Been having some odd issues lately. Pi-hole also recently changed the nameserver to an IPV6 address which caused an issue where I could not update gravity, found the solution to that here but not sure what the cause was.
Updating in case someone is able to get to this thread in the next 48 hours. Will keep updating, I understand there are lots of help threads to get too.
$ man nslookup
[..]
DESCRIPTION
nslookup is a program to query Internet domain name servers.

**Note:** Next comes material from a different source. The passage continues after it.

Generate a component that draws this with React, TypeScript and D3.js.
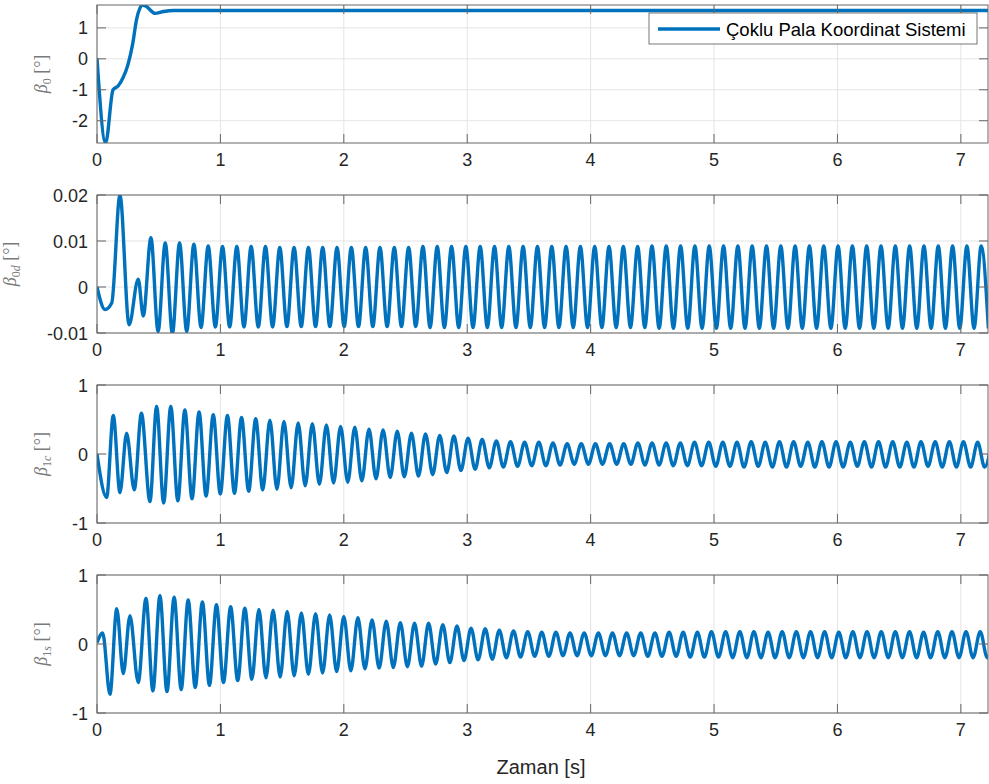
import * as d3 from 'd3';

// time axis
const tMax = 7.22;
const xTicks = [0, 1, 2, 3, 4, 5, 6, 7];

// beta_0
const b0T = [0, 0.07, 0.13, 0.17, 0.21, 0.25, 0.29, 0.32, 0.347, 0.37, 0.4, 0.47, 0.54, 0.62, 1.0, 7.22];
const b0V = [0.02, -2.72, -1.0, -0.88, -0.62, -0.2, 0.5, 1.26, 1.63, 1.74, 1.69, 1.47, 1.53, 1.56, 1.56, 1.56];

// beta_0d
const b0dT = [0, 0.065, 0.12, 0.186, 0.26, 0.334, 0.375];
const b0dV = [0, -0.0049, -0.0034, 0.02, -0.0082, 0.0017, -0.0063];
const b0dPeakT = [
    0.437, 0.553, 0.669, 0.785, 0.901, 1.017, 1.133, 1.249, 1.365, 1.481, 1.597, 1.713, 1.829, 1.945, 2.061,
    2.177, 2.293, 2.409, 2.525, 2.641, 2.757, 2.873, 2.989, 3.105, 3.221, 3.337, 3.453, 3.569, 3.685, 3.801,
    3.917, 4.033, 4.149, 4.265, 4.381, 4.497, 4.613, 4.729, 4.845, 4.961, 5.077, 5.193, 5.309, 5.425, 5.541,
    5.657, 5.773, 5.889, 6.005, 6.121, 6.237, 6.353, 6.469, 6.585, 6.701, 6.817, 6.933, 7.049, 7.165,
];
const b0dPeakV = [
    0.0107, 0.0096, 0.0096, 0.0093, 0.0089, 0.0088, 0.0088, 0.0088, 0.0088,
    0.0086, 0.0086, 0.0086, 0.0086, 0.0086, 0.0086, 0.0086, 0.0086, 0.0086, 0.0086,
    0.0088, 0.0088, 0.0088, 0.0088, 0.0088, 0.0088, 0.0088, 0.0088, 0.0088, 0.0088, 0.0088, 0.0088, 0.0088,
    0.0088, 0.0088, 0.0088,
    0.0089, 0.0089, 0.0089, 0.0089, 0.0089, 0.0089, 0.0089, 0.0089, 0.0089, 0.0089, 0.0089, 0.0089, 0.0089,
    0.0089, 0.0089, 0.0089, 0.0089, 0.0089, 0.0089, 0.0089, 0.0089, 0.0089, 0.0089, 0.0089,
];
const b0dTroughT = [
    0.495, 0.611, 0.727, 0.843, 0.959, 1.075, 1.191, 1.307, 1.423, 1.539, 1.655, 1.771, 1.887, 2.003, 2.119,
    2.235, 2.351, 2.467, 2.583, 2.699, 2.815, 2.931, 3.047, 3.163, 3.279, 3.395, 3.511, 3.627, 3.743, 3.859,
    3.975, 4.091, 4.207, 4.323, 4.439, 4.555, 4.671, 4.787, 4.903, 5.019, 5.135, 5.251, 5.367, 5.483, 5.599,
    5.715, 5.831, 5.947, 6.063, 6.179, 6.295, 6.411, 6.527, 6.643, 6.759, 6.875, 6.991, 7.107, 7.223,
];
const b0dTroughV = [
    -0.0097, -0.0101, -0.0097, -0.0088, -0.0087, -0.0087, -0.0087, -0.0087, -0.0087,
    -0.0086, -0.0086, -0.0086, -0.0086, -0.0086, -0.0086, -0.0086, -0.0086, -0.0086, -0.0086,
    -0.0088, -0.0088, -0.0088, -0.0088, -0.0088, -0.0088, -0.0088, -0.0088, -0.0088, -0.0088, -0.0088,
    -0.0088, -0.0088, -0.0088, -0.0088, -0.0088,
    -0.009, -0.009, -0.009, -0.009, -0.009, -0.009, -0.009, -0.009, -0.009, -0.009, -0.009, -0.009, -0.009,
    -0.009, -0.009, -0.009, -0.009, -0.009, -0.009, -0.009, -0.009, -0.009, -0.009, -0.009,
];

// beta_1c
const b1cT = [0, 0.078, 0.132, 0.186, 0.24, 0.302, 0.36, 0.429];
const b1cV = [0, -0.63, 0.56, -0.56, 0.3, -0.52, 0.59, -0.69];
const b1cPeakT = [
    0.483, 0.598, 0.712, 0.827, 0.942, 1.057, 1.171, 1.286, 1.401, 1.515, 1.63, 1.745, 1.859, 1.974, 2.089,
    2.204, 2.318, 2.433, 2.548, 2.662, 2.777, 2.892, 3.007, 3.121, 3.236, 3.351, 3.465, 3.58, 3.695, 3.81,
    3.924, 4.039, 4.154, 4.268, 4.383, 4.498, 4.612, 4.727, 4.842, 4.957, 5.071, 5.186, 5.301, 5.415, 5.53,
    5.645, 5.76, 5.874, 5.989, 6.104, 6.218, 6.333, 6.448, 6.562, 6.677, 6.792, 6.907, 7.021, 7.136, 7.251,
];
const b1cPeakV = [
    0.69, 0.69, 0.64, 0.61, 0.57, 0.56, 0.53, 0.51, 0.49, 0.47, 0.45, 0.44, 0.42, 0.4, 0.39, 0.36, 0.35, 0.33, 0.3,
    0.29, 0.27, 0.26, 0.23, 0.21, 0.19, 0.18, 0.17, 0.17, 0.16, 0.15, 0.15, 0.15, 0.15, 0.15, 0.16, 0.16, 0.16,
    0.16, 0.17, 0.17, 0.17,
    0.17, 0.18, 0.17, 0.18, 0.18, 0.17, 0.18, 0.18, 0.17, 0.18, 0.18, 0.18, 0.17, 0.18, 0.18, 0.18, 0.18, 0.17, 0.18,
];
const b1cTroughT = [
    0.54, 0.655, 0.77, 0.884, 0.999, 1.114, 1.229, 1.343, 1.458, 1.573, 1.687, 1.802, 1.917, 2.032, 2.146,
    2.261, 2.376, 2.49, 2.605, 2.72, 2.834, 2.949, 3.064, 3.179, 3.293, 3.408, 3.523, 3.637, 3.752, 3.867,
    3.982, 4.096, 4.211, 4.326, 4.44, 4.555, 4.67, 4.784, 4.899, 5.014, 5.129, 5.243, 5.358, 5.473, 5.587,
    5.702, 5.817, 5.932, 6.046, 6.161, 6.276, 6.39, 6.505, 6.62, 6.734, 6.849, 6.964, 7.079, 7.193,
];
const b1cTroughV = [
    -0.71, -0.68, -0.65, -0.61, -0.58, -0.57, -0.54, -0.52, -0.51, -0.49, -0.46, -0.44, -0.42, -0.41, -0.39,
    -0.36, -0.34, -0.33, -0.32,
    -0.3, -0.27, -0.24, -0.22, -0.2, -0.19, -0.18, -0.17, -0.17, -0.16, -0.15, -0.15, -0.15, -0.15, -0.15,
    -0.16, -0.16, -0.17, -0.17, -0.17, -0.18, -0.18,
    -0.19, -0.18, -0.19, -0.19, -0.18, -0.19, -0.19, -0.19, -0.18, -0.19, -0.19, -0.19, -0.19, -0.18, -0.19,
    -0.19, -0.19, -0.19,
];

// beta_1s
const b1sT = [0, 0.046, 0.105, 0.16, 0.213, 0.267, 0.334, 0.397, 0.453];
const b1sV = [0.02, 0.16, -0.73, 0.51, -0.43, 0.41, -0.56, 0.66, -0.68];
const b1sPeakT = [
    0.51, 0.625, 0.739, 0.854, 0.968, 1.083, 1.198, 1.312, 1.427, 1.541, 1.656, 1.771, 1.885, 2.0, 2.114,
    2.229, 2.344, 2.458, 2.573, 2.687, 2.802, 2.917, 3.031, 3.146, 3.26, 3.375, 3.49, 3.604, 3.719, 3.833,
    3.948, 4.063, 4.177, 4.292, 4.406, 4.521, 4.636, 4.75, 4.865, 4.979, 5.094, 5.209, 5.323, 5.438, 5.552,
    5.667, 5.782, 5.896, 6.011, 6.125, 6.24, 6.355, 6.469, 6.584, 6.698, 6.813, 6.928, 7.042, 7.157, 7.271,
];
const b1sPeakV = [
    0.7, 0.68, 0.64, 0.61, 0.57, 0.54, 0.52, 0.5, 0.49, 0.47, 0.45, 0.44, 0.42, 0.4, 0.38, 0.35, 0.33, 0.31, 0.3,
    0.3, 0.28, 0.26, 0.23, 0.22, 0.2, 0.19, 0.18, 0.17, 0.17, 0.16, 0.16, 0.16, 0.16, 0.16, 0.16, 0.16, 0.17,
    0.17, 0.17, 0.18, 0.18,
    0.18, 0.18, 0.17, 0.18, 0.18, 0.18, 0.18, 0.17, 0.18, 0.18, 0.18, 0.18, 0.18, 0.17, 0.18, 0.18, 0.18, 0.18, 0.18,
];
const b1sTroughT = [
    0.567, 0.682, 0.796, 0.911, 1.025, 1.14, 1.255, 1.369, 1.484, 1.598, 1.713, 1.828, 1.942, 2.057, 2.171,
    2.286, 2.401, 2.515, 2.63, 2.744, 2.859, 2.974, 3.088, 3.203, 3.317, 3.432, 3.547, 3.661, 3.776, 3.89,
    4.005, 4.12, 4.234, 4.349, 4.463, 4.578, 4.693, 4.807, 4.922, 5.036, 5.151, 5.266, 5.38, 5.495, 5.609,
    5.724, 5.839, 5.953, 6.068, 6.182, 6.297, 6.412, 6.526, 6.641, 6.755, 6.87, 6.985, 7.099, 7.214,
];
const b1sTroughV = [
    -0.69, -0.66, -0.63, -0.6, -0.56, -0.53, -0.51, -0.49, -0.48, -0.46, -0.44, -0.42, -0.4, -0.39, -0.36,
    -0.35, -0.34, -0.33, -0.32,
    -0.29, -0.27, -0.24, -0.23, -0.22, -0.2, -0.19, -0.18, -0.18, -0.17, -0.17, -0.17, -0.17, -0.17, -0.17,
    -0.18, -0.18, -0.18, -0.19, -0.19, -0.19, -0.2,
    -0.2, -0.2, -0.2, -0.2, -0.2, -0.2, -0.2, -0.2, -0.2, -0.2, -0.2, -0.2, -0.2, -0.2, -0.2, -0.2, -0.2, -0.2,
];

const legendLabel = 'Çoklu Pala Koordinat Sistemi';

const merge = (...pairs: number[][][]) =>
    pairs
        .flatMap(([t, v]) => d3.zip(t, v))
        .sort((a, b) => a[0] - b[0]);

const panels = [
    {sub: ['0', ''], domain: [-2.72, 1.74], ticks: [-2, -1, 0, 1], labelX: 47, data: merge([b0T, b0V])},
    {
        sub: ['0', 'd'],
        domain: [-0.01, 0.02],
        ticks: [-0.01, 0, 0.01, 0.02],
        labelX: 16,
        data: merge([b0dT, b0dV], [b0dPeakT, b0dPeakV], [b0dTroughT, b0dTroughV]),
    },
    {
        sub: ['1', 'c'],
        domain: [-1, 1],
        ticks: [-1, 0, 1],
        labelX: 47,
        data: merge([b1cT, b1cV], [b1cPeakT, b1cPeakV], [b1cTroughT, b1cTroughV]),
    },
    {
        sub: ['1', 's'],
        domain: [-1, 1],
        ticks: [-1, 0, 1],
        labelX: 47,
        data: merge([b1sT, b1sV], [b1sPeakT, b1sPeakV], [b1sTroughT, b1sTroughV]),
    },
];

const left = 97;
const right = 988;
const tops = [5, 195, 385, 575];
const ph = 138;
const tick = 9;
const axisColor = '#666';
const gridColor = '#e4e4e4';
const lineColor = '#0072BD';
const textColor = '#262626';

const Panel = ({p, top, idx}) => {
    const bottom = top + ph;
    const x = d3.scaleLinear().domain([0, tMax]).range([left, right]);
    const y = d3.scaleLinear().domain(p.domain).range([bottom, top]);
    const line = d3
        .line<number[]>()
        .x((d) => x(d[0]))
        .y((d) => y(d[1]))
        .curve(d3.curveMonotoneX);
    const clip = `clip-${idx}`;

    return (
        <g>
            <clipPath id={clip}>
                <rect x={left} y={top} width={right - left} height={ph} />
            </clipPath>
            <rect x={left} y={top} width={right - left} height={ph} fill="#fff" />
            {xTicks.map((t) => (
                <line key={'gx' + t} x1={x(t)} x2={x(t)} y1={top} y2={bottom} stroke={gridColor} />
            ))}
            {p.ticks.map((v) => (
                <line key={'gy' + v} x1={left} x2={right} y1={y(v)} y2={y(v)} stroke={gridColor} />
            ))}
            <path
                d={line(p.data) ?? ''}
                fill="none"
                stroke={lineColor}
                strokeWidth={3.4}
                strokeLinejoin="round"
                clipPath={`url(#${clip})`}
            />
            <rect x={left} y={top} width={right - left} height={ph} fill="none" stroke={axisColor} />
            {xTicks.map((t) => (
                <g key={'tx' + t} stroke={axisColor}>
                    <line x1={x(t)} x2={x(t)} y1={bottom} y2={bottom - tick} />
                    <line x1={x(t)} x2={x(t)} y1={top} y2={top + tick} />
                </g>
            ))}
            {p.ticks.map((v) => (
                <g key={'ty' + v} stroke={axisColor}>
                    <line x1={left} x2={left + tick} y1={y(v)} y2={y(v)} />
                    <line x1={right} x2={right - tick} y1={y(v)} y2={y(v)} />
                </g>
            ))}
            {xTicks.map((t) => (
                <text key={'lx' + t} x={x(t)} y={bottom + 23} textAnchor="middle" fontSize={18} fill={textColor}>
                    {String(t)}
                </text>
            ))}
            {p.ticks.map((v) => (
                <text key={'ly' + v} x={left - 9} y={y(v) + 6.5} textAnchor="end" fontSize={18} fill={textColor}>
                    {String(v)}
                </text>
            ))}
            <text
                transform={`translate(${p.labelX},${top + ph / 2}) rotate(-90)`}
                textAnchor="middle"
                fontFamily="'Liberation Serif', 'DejaVu Serif', serif"
                fontSize={18}
                fill="#7a7a7a"
            >
                <tspan fontStyle="italic">β</tspan>
                <tspan fontSize={12} dy={4}>
                    {p.sub[0]}
                </tspan>
                <tspan fontSize={12} fontStyle="italic">
                    {p.sub[1]}
                </tspan>
                <tspan dy={-4}>{'  [°]'}</tspan>
            </text>
        </g>
    );
};

export default function App() {
    return (
        <svg
            width={989}
            height={784}
            style={{position: 'absolute', left: 0, top: 0, background: '#fff', display: 'block'}}
            fontFamily="'Liberation Sans', Arial, Helvetica, sans-serif"
        >
            {panels.map((p, i) => (
                <Panel key={i} p={p} top={tops[i]} idx={i} />
            ))}
            <text x={541} y={774} textAnchor="middle" fontSize={20} fill={textColor}>
                Zaman [s]
            </text>
            <g>
                <rect x={649} y={13} width={328} height={31} fill="#fff" stroke="#555" strokeWidth={0.8} />
                <line x1={658} x2={720} y1={29} y2={29} stroke={lineColor} strokeWidth={3.4} />
                <text x={726} y={35.5} fontSize={18.5} fill="#000">
                    {legendLabel}
                </text>
            </g>
        </svg>
    );
}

nslookup has two modes: interactive and non-interactive. In‐
teractive mode allows the user to query name servers for in‐
formation about various hosts and domains or to print a list
of hosts in a domain. Non-interactive mode prints just the
name and requested information for a host or domain.
ARGUMENTS
Interactive mode is entered in the following cases:
a. when no arguments are given (the default name server is
used);
b. when the first argument is a hyphen (-) and the second ar‐
gument is the host name or Internet address of a name
server.
Non-interactive mode is used when the name or Internet ad‐
dress of the host to be looked up is given as the first argu‐
ment. The optional second argument specifies the host name or
address of a name server.
If do so, you should drop the nslookup part and only enter test.com instead eg:
When entering interactive mode like you did in the OP, you entered nslookup on the > prompt.
But nslookup is not a valid interactive command.
Check the man page with below one to check which are (the INTERACTIVE COMMANDS section):
man nslookup
What happened was that you instructed nslookup to lookup the nslookup domainname against DNS server test.com.
Similar as below non-interactively:
$ nslookup nslookup test.com
;; communications error to 3.18.255.247#53: timed out
;; communications error to 3.18.255.247#53: timed out
;; communications error to 3.18.255.247#53: timed out
;; communications error to 34.224.149.186#53: timed out
;; no servers could be reached
Or below:
$ dig nslookup @test.com
;; communications error to 3.18.255.247#53: timed out
;; communications error to 3.18.255.247#53: timed out
;; communications error to 3.18.255.247#53: timed out
;; communications error to 34.224.149.186#53: timed out
; <<>> DiG 9.18.24-1-Debian <<>> nslookup @test.com
;; global options: +cmd
;; no servers could be reached
There is no DNS server listening (ports 53 UDP/TCP) on the resolved IP 3.18.255.247:
$ sudo nmap -sS pi.hole
Starting Nmap 7.93 ( https://nmap.org ) at 2025-01-17 21:23 CET
Nmap scan report for pi.hole (10.0.0.2)
Host is up (0.0052s latency).
rDNS record for 10.0.0.2: ph5a.home.dehakkelaar.nl
Not shown: 997 closed tcp ports (reset)
PORT STATE SERVICE
22/tcp open ssh
53/tcp open domain
80/tcp open http
MAC Address: B8:27:EB:xx:xx:xx (Raspberry Pi Foundation)
Nmap done: 1 IP address (1 host up) scanned in 0.45 seconds
$ sudo nmap -sS 3.18.255.247
Starting Nmap 7.93 ( https://nmap.org ) at 2025-01-17 21:25 CET
Nmap scan report for ec2-3-18-255-247.us-east-2.compute.amazonaws.com (3.18.255.247)
Host is up (0.11s latency).
All 1000 scanned ports on ec2-3-18-255-247.us-east-2.compute.amazonaws.com (3.18.255.247) are in ignored states.
Not shown: 1000 filtered tcp ports (no-response)
Nmap done: 1 IP address (1 host up) scanned in 11.33 seconds
To get a better understanding what you can do with nslookup, I'd suggest to check out that man page!